Referral Partnerships
– The highest-converting channel, period
– Build relationships with complementary service providers
– They send you warm leads; you send them warm leads

Content / SEO
– Plays the long game – builds inbound traffic over time
– Supports outbound by giving prospects something to find when they Google you
– Blog posts, case studies, and thought leadership all help

But here’s the thing – you don’t need all of these on day one. Pick two and execute them well before adding more.

Step 4: Build Your Outreach Sequences

A good outreach sequence is 5-8 touches across multiple channels over 2-3 weeks.

Here’s a framework that works:

Day 1: Personalized cold email (problem-focused, not pitch-focused)

Day 3: LinkedIn connection request with a short, relevant note

Day 5: Follow-up email with a value offer (case study, resource, quick video audit)

Day 8: LinkedIn message referencing the email

Day 12: Email follow-up with a different angle

Day 16: Break-up email (“Totally understand if the timing isn’t right…”)

Day 21: Final LinkedIn touch

The key? Every touch should offer value, not just ask for a meeting.

Step 5: Create a Value Offer

This is the secret weapon most companies miss.

Instead of asking for 30 minutes of someone’s time, offer them something valuable first:

  • A personalized video audit of their website or LinkedIn profile
  • A relevant case study from their industry
  • A checklist or framework they can use immediately
  • A warm introduction to someone in your network

When you lead with value, you’re not “selling.” You’re serving. And that changes everything about how prospects respond to you.

Step 6: Set Up Your Tech Stack

You don’t need 15 tools. Here’s the essentials:

  • Email sending: Warm, authenticated domains with proper SPF/DKIM/DMARC
  • LinkedIn: Sales Navigator for targeting (worth the investment)
  • CRM: Something to track conversations and follow-ups
  • Lead data: A reliable source for building targeted prospect lists

Keep it simple. I’ve seen companies spend months evaluating tools when they should have been sending messages.

Step 7: Launch, Measure, Iterate

Here’s what to track:

Metric Good Benchmark
Email open rate 50%+
Email reply rate 5-15%
LinkedIn acceptance rate 30-50%
LinkedIn reply rate 10-25%
Meetings booked per week Varies by volume

If your numbers are below these benchmarks, the fix is usually one of three things:

  1. Your targeting is too broad – narrow down
  2. Your messaging is too generic – make it specific
  3. Your value offer is weak – make it irresistible

Don’t overthink it. Test, measure, adjust. Repeat.

B2B Go-to-Market Strategy vs. Product Launch GTM

Quick distinction here because I get this question a lot.

A product launch GTM is a one-time push – you’re introducing something new to the market. It’s heavy on PR, events, and splash.

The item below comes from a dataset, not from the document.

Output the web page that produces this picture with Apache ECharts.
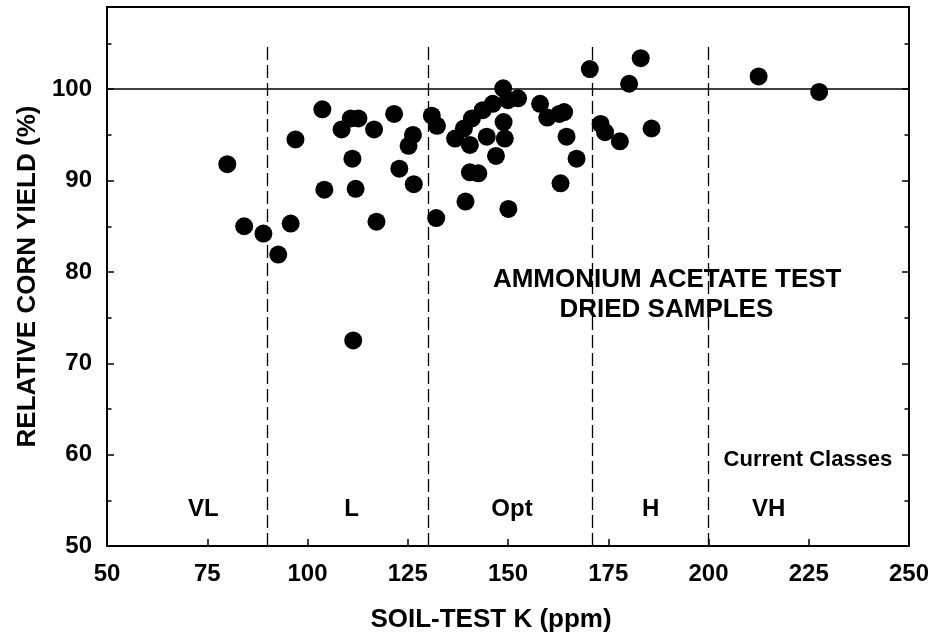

A B2B outreach GTM is ongoing. It’s your repeatable system for generating pipeline, month after month.

Both are valid. But if you’re a service business or a B2B company that needs consistent deal flow, you need the second one.

That’s what this whole post is about.

Common GTM Strategy Mistakes

Let me save you some pain:

  • Skipping the ICP work. If you can’t describe your ideal customer in detail, your outreach will be generic and your results will be mediocre.
  • Writing essays instead of emails. Your first cold email should be 4-6 sentences. That’s it.
  • Not following up. 80% of deals happen after the 5th touch. Most people stop after 2.
  • Trying to automate everything on day one. Start manual. Learn what works. Then automate.
  • Ignoring LinkedIn. If your buyers are on LinkedIn (and they are), you need to be there too.

The Bottom Line

A go-to-market strategy doesn’t need to be a 50-page document or a fancy deck.

It needs to answer four questions:

  1. Who am I targeting?
  2. What am I saying?
  3. How am I reaching them?
  4. How am I following up?

Get those right, and you’ll build a pipeline that compounds over time.

Not overnight. Not from one email blast. But steadily, consistently, predictably.

And that’s what separates businesses that grow from businesses that guess.